Jaime Wyatt Reaches Honky Tonk Brilliance on ‘Neon Cross’ (ALBUM REVIEW)

Jaime Wyatt’s 2017 debut, Felony Blues, may have put her on the radar of a slew of music writers with its solid confessionary lyrics and Outlaw Country vibe, but it’s her latest, Neon Cross, that’s bound to bring her to the attention of the rest of the world. Attention that she so rightfully deserves. In what is destined to be a modern Americana/Country classic, with Neon Cross, Wyatt revels in honky tonk brilliance on songs like “LIVIN” and the acceptance anthem “Rattlesnake Girl,” and just as easily slays with the devastating powerful “Mercy” all in the span of just 11 songs. 

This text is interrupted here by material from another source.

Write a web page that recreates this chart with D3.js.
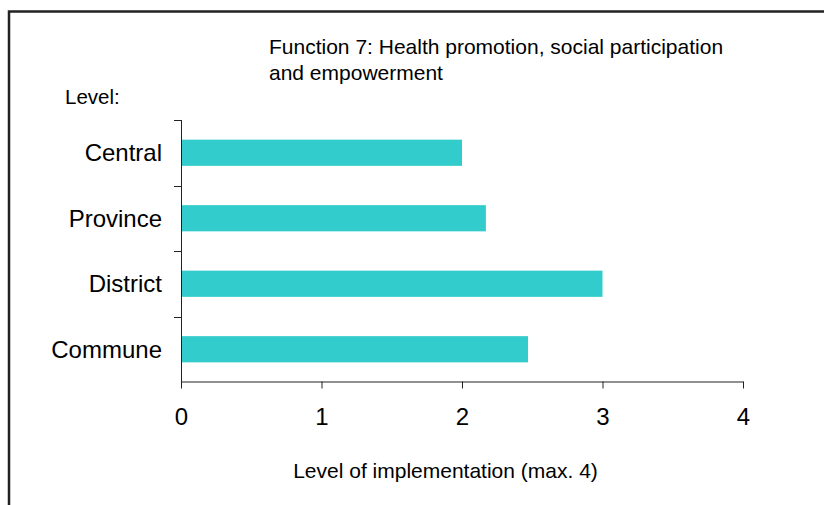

In the same way Willie Nelson can bring a room to near silence with “Angel Flying Too Close To The Ground,” and then get that same crowd in a near frenzy with “Whiskey River,” with Neon Cross Wyatt careens in and out of a range of emotions, each with unabashed sincerity. Produced by longtime friend and tour mate Shooter Jennings, there is a focus to this record that is undeniable. Neal Casal – in one of his last recordings before passing away – provides some amazing organ and guitar work throughout the record- and Shooter’s mom, the undisputed Queen of Outlaw Country Jessi Colter, shares vocals with Wyatt on the crushingly powerful feminist anthem “Just a Woman.” 

Wyatt has been remarkably frank about the challenges she faced working on this record. Newly sober and publicly out as a gay woman to her family, friends and now her fans for the first time, lyrically, the album is extraordinarily honest and at times vulnerable. But that frankness pays off astonishingly well, thanks in part to Wyatt’s charming distinctively husky vocals and her knack for weaving strong hooks and memorable choruses throughout her songs. The autobiographical “Rattlesnake Girl,” about pride and acceptance, is a perfect example of Wyatt’s deft fusing together of strong lyrics with an unforgettable musical backing.       

Wyatt seems to have lived a lifetime in the three years between Felony Blues and Neon Cross. The byproduct is a powerfully affecting album that can speak to just about anyone who’s willing to listen.